Défis techniques et innovations
Forer à très grande profondeur impose des conditions extrêmes de chaleur et de pression. Les trépanes mécaniques s’usent rapidement, rendant l’opération coûteuse et lente. Quaise utilise des ondes millimétriques pour « fondre » la roche et éviter l’abrasion.
Cette technique vise une progression plus rapide, moins dépendante de la lithologie et de la profondeur. Le contrôle du puits, du refroidissement et de l’évacuation des débris fondus reste un défi central. L’entreprise développe des systèmes de capteurs et de contrôle actifs pour stabiliser l’arc énergétique.
L’eau supercritique, un allié énergique
Au-delà d’environ 374°C et 221 bars, l’eau devient supercritique. Dans cet état, elle transporte 3 à 4 fois plus d’énergie par unité de masse qu’une vapeur classique. C’est le fluide idéal pour extraire la chaleur des roches superchauffées.
Comprendre sa dynamique à ces conditions est crucial pour la sécurité et la performance. Des modèles thermohydrauliques anticipent les réactions du fluide, l’érosion des parois et les échanges de chaleur. L’objectif est de maximiser le rendement tout en limitant les risques opérationnels.
Une fracturation repensée
Plutôt que de grandes fractures, l’équipe privilégie un nuage de microfissures qui crée une perméabilité diffuse. Cela favorise la connexion entre puits tout en limitant les instabilités. Le site du volcan Newberry, dans l’Oregon, sert de terrain de test pour ces approches.
“Nous voulons créer une large zone de perméabilité, pas des ruptures brutales,” explique Trenton Cladouhos, responsable du développement géothermique. Cette vision permettrait d’optimiser la circulation du fluide et de réduire les aléas sismiques. Elle s’intègre à une stratégie d’ingénierie plus fine du réservoir.
Ce que cela change concrètement
- Une production d’électricité pilotable, disponible en base et en pointe.
- Une densité énergétique très élevée, avec moins d’emprise au sol.
- Une possible reconversion de centrales à charbon en sites géothermiques.
- Une réduction durable des émissions de CO₂ et des polluants.
- Un coût nivelé de l’énergie potentiellement compétitif à grande échelle.
Un modèle hybride pour optimiser
À terme, une combinaison de microfissures, de fractures naturelles et d’interfaces planes pourrait s’imposer. Ce modèle hybride cherche l’équilibre entre débit, contrôle de pression et stabilité. Il élargit la fenêtre d’exploitation, même dans des roches difficiles.

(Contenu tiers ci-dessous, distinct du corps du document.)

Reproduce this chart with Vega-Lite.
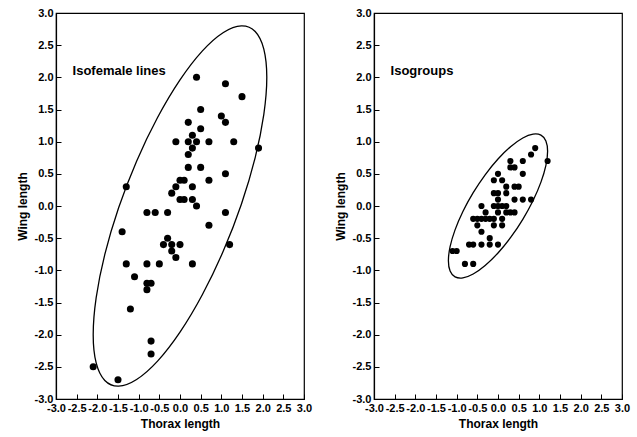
{
  "$schema": "https://vega.github.io/schema/vega-lite/v6.json",
  "padding": {"left": 15, "top": 6, "right": 5, "bottom": 5},
  "background": "white",
  "spacing": 20,
  "config": {
    "view": {"stroke": "#000", "strokeWidth": 1.2},
    "font": "Liberation Sans",
    "axis": {
      "grid": false,
      "domainColor": "#000",
      "domainWidth": 1.2,
      "tickColor": "#000",
      "tickSize": -5,
      "labelPadding": 8,
      "labelFont": "Liberation Sans",
      "labelFontWeight": "bold",
      "labelFontSize": 11,
      "labelColor": "#000",
      "labelOverlap": false,
      "labelFlush": false,
      "labelBound": false,
      "titleFont": "Liberation Sans",
      "titleFontWeight": "bold",
      "titleFontSize": 12,
      "titleColor": "#000",
      "titlePadding": 5
    }
  },
  "datasets": {
    "pts": [
      {"panel": "L", "x": 0.4, "y": 2.0}, {"panel": "L", "x": 1.1, "y": 1.9}, {"panel": "L", "x": 1.5, "y": 1.7},
      {"panel": "L", "x": 0.5, "y": 1.5}, {"panel": "L", "x": 1.0, "y": 1.4}, {"panel": "L", "x": 1.1, "y": 1.3},
      {"panel": "L", "x": 0.2, "y": 1.3}, {"panel": "L", "x": 0.5, "y": 1.2}, {"panel": "L", "x": 0.3, "y": 1.1},
      {"panel": "L", "x": -0.1, "y": 1.0}, {"panel": "L", "x": 0.2, "y": 1.0}, {"panel": "L", "x": 0.4, "y": 1.0},
      {"panel": "L", "x": 0.7, "y": 1.0}, {"panel": "L", "x": 1.3, "y": 1.0}, {"panel": "L", "x": 0.3, "y": 0.9},
      {"panel": "L", "x": 1.9, "y": 0.9}, {"panel": "L", "x": 0.2, "y": 0.8}, {"panel": "L", "x": 0.2, "y": 0.6},
      {"panel": "L", "x": 0.5, "y": 0.6}, {"panel": "L", "x": 1.1, "y": 0.5}, {"panel": "L", "x": 0.7, "y": 0.4},
      {"panel": "L", "x": 0.0, "y": 0.4}, {"panel": "L", "x": 0.1, "y": 0.4}, {"panel": "L", "x": -0.1, "y": 0.3},
      {"panel": "L", "x": 0.3, "y": 0.3}, {"panel": "L", "x": -1.3, "y": 0.3}, {"panel": "L", "x": -0.2, "y": 0.2},
      {"panel": "L", "x": 0.0, "y": 0.1}, {"panel": "L", "x": 0.1, "y": 0.1}, {"panel": "L", "x": 0.3, "y": 0.1},
      {"panel": "L", "x": 0.4, "y": 0.0}, {"panel": "L", "x": -0.8, "y": -0.1}, {"panel": "L", "x": -0.6, "y": -0.1},
      {"panel": "L", "x": -0.3, "y": -0.1}, {"panel": "L", "x": 1.1, "y": -0.1}, {"panel": "L", "x": 0.7, "y": -0.3},
      {"panel": "L", "x": -1.4, "y": -0.4}, {"panel": "L", "x": -0.3, "y": -0.5}, {"panel": "L", "x": -0.4, "y": -0.6},
      {"panel": "L", "x": -0.2, "y": -0.6}, {"panel": "L", "x": 0.0, "y": -0.6}, {"panel": "L", "x": 1.2, "y": -0.6},
      {"panel": "L", "x": -0.2, "y": -0.7}, {"panel": "L", "x": -0.1, "y": -0.8}, {"panel": "L", "x": -1.3, "y": -0.9},
      {"panel": "L", "x": -0.8, "y": -0.9}, {"panel": "L", "x": -0.5, "y": -0.9}, {"panel": "L", "x": 0.3, "y": -0.9},
      {"panel": "L", "x": -1.1, "y": -1.1}, {"panel": "L", "x": -0.8, "y": -1.2}, {"panel": "L", "x": -0.7, "y": -1.2},
      {"panel": "L", "x": -0.8, "y": -1.3}, {"panel": "L", "x": -1.2, "y": -1.6}, {"panel": "L", "x": -0.7, "y": -2.1},
      {"panel": "L", "x": -0.7, "y": -2.3}, {"panel": "L", "x": -2.1, "y": -2.5}, {"panel": "L", "x": -1.5, "y": -2.7},

      {"panel": "R", "x": 0.9, "y": 0.9}, {"panel": "R", "x": 0.8, "y": 0.8}, {"panel": "R", "x": 1.2, "y": 0.7},
      {"panel": "R", "x": 0.3, "y": 0.7}, {"panel": "R", "x": 0.6, "y": 0.7}, {"panel": "R", "x": 0.3, "y": 0.6},
      {"panel": "R", "x": 0.4, "y": 0.6}, {"panel": "R", "x": 0.6, "y": 0.5}, {"panel": "R", "x": 0.0, "y": 0.5},
      {"panel": "R", "x": -0.1, "y": 0.4}, {"panel": "R", "x": 0.1, "y": 0.4}, {"panel": "R", "x": 0.2, "y": 0.3},
      {"panel": "R", "x": 0.4, "y": 0.3}, {"panel": "R", "x": 0.5, "y": 0.3}, {"panel": "R", "x": -0.1, "y": 0.2},
      {"panel": "R", "x": 0.0, "y": 0.2}, {"panel": "R", "x": 0.2, "y": 0.2}, {"panel": "R", "x": 0.0, "y": 0.1},
      {"panel": "R", "x": 0.4, "y": 0.1}, {"panel": "R", "x": 0.6, "y": 0.1}, {"panel": "R", "x": 0.8, "y": 0.1},
      {"panel": "R", "x": -0.4, "y": 0.0}, {"panel": "R", "x": -0.1, "y": 0.0}, {"panel": "R", "x": 0.0, "y": 0.0},
      {"panel": "R", "x": 0.1, "y": 0.0}, {"panel": "R", "x": 0.2, "y": 0.0}, {"panel": "R", "x": -0.3, "y": -0.1},
      {"panel": "R", "x": 0.0, "y": -0.1}, {"panel": "R", "x": 0.2, "y": -0.1}, {"panel": "R", "x": 0.3, "y": -0.1},
      {"panel": "R", "x": 0.4, "y": -0.1}, {"panel": "R", "x": -0.6, "y": -0.2}, {"panel": "R", "x": -0.5, "y": -0.2},
      {"panel": "R", "x": -0.4, "y": -0.2}, {"panel": "R", "x": -0.3, "y": -0.2}, {"panel": "R", "x": -0.2, "y": -0.2},
      {"panel": "R", "x": -0.1, "y": -0.2}, {"panel": "R", "x": 0.1, "y": -0.2}, {"panel": "R", "x": -0.5, "y": -0.3},
      {"panel": "R", "x": -0.1, "y": -0.3}, {"panel": "R", "x": 0.1, "y": -0.3}, {"panel": "R", "x": -0.4, "y": -0.4},
      {"panel": "R", "x": -0.2, "y": -0.5}, {"panel": "R", "x": -0.7, "y": -0.6}, {"panel": "R", "x": -0.6, "y": -0.6},
      {"panel": "R", "x": -0.4, "y": -0.6}, {"panel": "R", "x": -0.2, "y": -0.6}, {"panel": "R", "x": 0.0, "y": -0.6},
      {"panel": "R", "x": -1.1, "y": -0.7}, {"panel": "R", "x": -1.0, "y": -0.7}, {"panel": "R", "x": -0.8, "y": -0.9},
      {"panel": "R", "x": -0.6, "y": -0.9}
    ],
    "ell": [
      {"panel": "L", "t": 0, "x": 2.1, "y": 2.0}, {"panel": "L", "t": 1, "x": 2.028, "y": 2.439},
      {"panel": "L", "t": 2, "x": 1.819, "y": 2.712}, {"panel": "L", "t": 3, "x": 1.485, "y": 2.8},
      {"panel": "L", "t": 4, "x": 1.05, "y": 2.697}, {"panel": "L", "t": 5, "x": 0.543, "y": 2.411},
      {"panel": "L", "t": 6, "x": 0.0, "y": 1.96}, {"panel": "L", "t": 7, "x": -0.543, "y": 1.375},
      {"panel": "L", "t": 8, "x": -1.05, "y": 0.697}, {"panel": "L", "t": 9, "x": -1.485, "y": -0.028},
      {"panel": "L", "t": 10, "x": -1.819, "y": -0.752}, {"panel": "L", "t": 11, "x": -2.028, "y": -1.425},
      {"panel": "L", "t": 12, "x": -2.1, "y": -2.0}, {"panel": "L", "t": 13, "x": -2.028, "y": -2.439},
      {"panel": "L", "t": 14, "x": -1.819, "y": -2.712}, {"panel": "L", "t": 15, "x": -1.485, "y": -2.8},
      {"panel": "L", "t": 16, "x": -1.05, "y": -2.697}, {"panel": "L", "t": 17, "x": -0.543, "y": -2.411},
      {"panel": "L", "t": 18, "x": 0.0, "y": -1.96}, {"panel": "L", "t": 19, "x": 0.543, "y": -1.375},
      {"panel": "L", "t": 20, "x": 1.05, "y": -0.697}, {"panel": "L", "t": 21, "x": 1.485, "y": 0.028},
      {"panel": "L", "t": 22, "x": 1.819, "y": 0.752}, {"panel": "L", "t": 23, "x": 2.028, "y": 1.425},

      {"panel": "R", "t": 0, "x": 1.2, "y": 0.85}, {"panel": "R", "t": 1, "x": 1.159, "y": 1.01},
      {"panel": "R", "t": 2, "x": 1.039, "y": 1.101}, {"panel": "R", "t": 3, "x": 0.849, "y": 1.117},
      {"panel": "R", "t": 4, "x": 0.6, "y": 1.057}, {"panel": "R", "t": 5, "x": 0.311, "y": 0.925},
      {"panel": "R", "t": 6, "x": 0.0, "y": 0.73}, {"panel": "R", "t": 7, "x": -0.311, "y": 0.485},
      {"panel": "R", "t": 8, "x": -0.6, "y": 0.207}, {"panel": "R", "t": 9, "x": -0.849, "y": -0.085},
      {"panel": "R", "t": 10, "x": -1.039, "y": -0.371}, {"panel": "R", "t": 11, "x": -1.159, "y": -0.632},
      {"panel": "R", "t": 12, "x": -1.2, "y": -0.85}, {"panel": "R", "t": 13, "x": -1.159, "y": -1.01},
      {"panel": "R", "t": 14, "x": -1.039, "y": -1.101}, {"panel": "R", "t": 15, "x": -0.849, "y": -1.117},
      {"panel": "R", "t": 16, "x": -0.6, "y": -1.057}, {"panel": "R", "t": 17, "x": -0.311, "y": -0.925},
      {"panel": "R", "t": 18, "x": 0.0, "y": -0.73}, {"panel": "R", "t": 19, "x": 0.311, "y": -0.485},
      {"panel": "R", "t": 20, "x": 0.6, "y": -0.207}, {"panel": "R", "t": 21, "x": 0.849, "y": 0.085},
      {"panel": "R", "t": 22, "x": 1.039, "y": 0.371}, {"panel": "R", "t": 23, "x": 1.159, "y": 0.632}
    ],
    "notes": [
      {"panel": "L", "label": "Isofemale lines", "x": -2.6, "y": 2.1},
      {"panel": "R", "label": "Isogroups", "x": -2.6, "y": 2.1}
    ]
  },
  "hconcat": [
    {
      "width": 248,
      "height": 386,
      "encoding": {
        "x": {"field": "x", "type": "quantitative", "scale": {"domain": [-3, 3], "nice": false},
              "axis": {"tickCount": 12, "labelExpr": "(datum.value < 0 ? '-' : '') + format(abs(datum.value), '.1f')", "title": "Thorax length"}},
        "y": {"field": "y", "type": "quantitative", "scale": {"domain": [-3, 3], "nice": false},
              "axis": {"tickCount": 12, "labelExpr": "(datum.value < 0 ? '-' : '') + format(abs(datum.value), '.1f')", "title": "Wing length"}}
      },
      "layer": [
        {
          "data": {"name": "ell"},
          "transform": [{"filter": "datum.panel === 'L'"}],
          "mark": {"type": "line", "interpolate": "cardinal-closed", "color": "#000", "strokeWidth": 1.3},
          "encoding": {
            "order": {"field": "t", "type": "quantitative"}
          }
        },
        {
          "data": {"name": "pts"},
          "transform": [{"filter": "datum.panel === 'L'"}],
          "mark": {"type": "circle", "color": "#000", "opacity": 1, "size": 50}
        },
        {
          "data": {"name": "notes"},
          "transform": [{"filter": "datum.panel === 'L'"}],
          "mark": {"type": "text", "align": "left", "baseline": "middle", "fontSize": 13, "fontWeight": "bold", "font": "Liberation Sans", "color": "#000"},
          "encoding": {
            "text": {"field": "label", "type": "nominal"}
          }
        }
      ]
    },
    {
      "width": 248,
      "height": 386,
      "encoding": {
        "x": {"field": "x", "type": "quantitative", "scale": {"domain": [-3, 3], "nice": false},
              "axis": {"tickCount": 12, "labelExpr": "(datum.value < 0 ? '-' : '') + format(abs(datum.value), '.1f')", "title": "Thorax length"}},
        "y": {"field": "y", "type": "quantitative", "scale": {"domain": [-3, 3], "nice": false},
              "axis": {"tickCount": 12, "labelExpr": "(datum.value < 0 ? '-' : '') + format(abs(datum.value), '.1f')", "title": "Wing length"}}
      },
      "layer": [
        {
          "data": {"name": "ell"},
          "transform": [{"filter": "datum.panel === 'R'"}],
          "mark": {"type": "line", "interpolate": "cardinal-closed", "color": "#000", "strokeWidth": 1.3},
          "encoding": {
            "order": {"field": "t", "type": "quantitative"}
          }
        },
        {
          "data": {"name": "pts"},
          "transform": [{"filter": "datum.panel === 'R'"}],
          "mark": {"type": "circle", "color": "#000", "opacity": 1, "size": 38}
        },
        {
          "data": {"name": "notes"},
          "transform": [{"filter": "datum.panel === 'R'"}],
          "mark": {"type": "text", "align": "left", "baseline": "middle", "fontSize": 13, "fontWeight": "bold", "font": "Liberation Sans", "color": "#000"},
          "encoding": {
            "text": {"field": "label", "type": "nominal"}
          }
        }
      ]
    }
  ]
}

Cette approche modulaire offre plus de résilience face aux aléas géologiques et aux incertitudes. Elle facilite l’adaptation des schémas d’injection et de production. L’idée est de maximiser l’efficacité du réservoir sans compromission sur la sécurité.
Calendrier, risques et acceptabilité
Des pilotes permettront de valider les rendements, la durabilité des puits et les coûts. Le suivi sismique, la gestion des fluides et l’intégrité des matériaux restent sous haute surveillance. Les régulateurs exigent des garanties rigoureuses de sécurité et d’environnement.
L’acceptabilité passe par des données transparentes, des bénéfices locaux et des emplois qualifiés. L’industrialisation dépendra des financements, de la chaîne d’approvisionnement et des normes. Si ces verrous s’ouvrent, la montée en puissance peut être très rapide.
Une bascule pour la transition
La géothermie profonde à eau supercritique peut devenir un pilier discret mais décisif de la transition. Elle complète le solaire et l’éolien, en apportant la continuité dont les réseaux ont besoin. Surtout, elle déploie l’énorme capital thermique de la Terre, stocké depuis des milliards d’années.
Avec des avancées en forage, en modélisation et en matériaux, le potentiel devient tangible. Le pari de Quaise illustre une vision audacieuse, ancrée dans la science et l’ingénierie. S’il réussit, il pourrait réécrire l’économie mondiale de la chaleur et de l’électricité.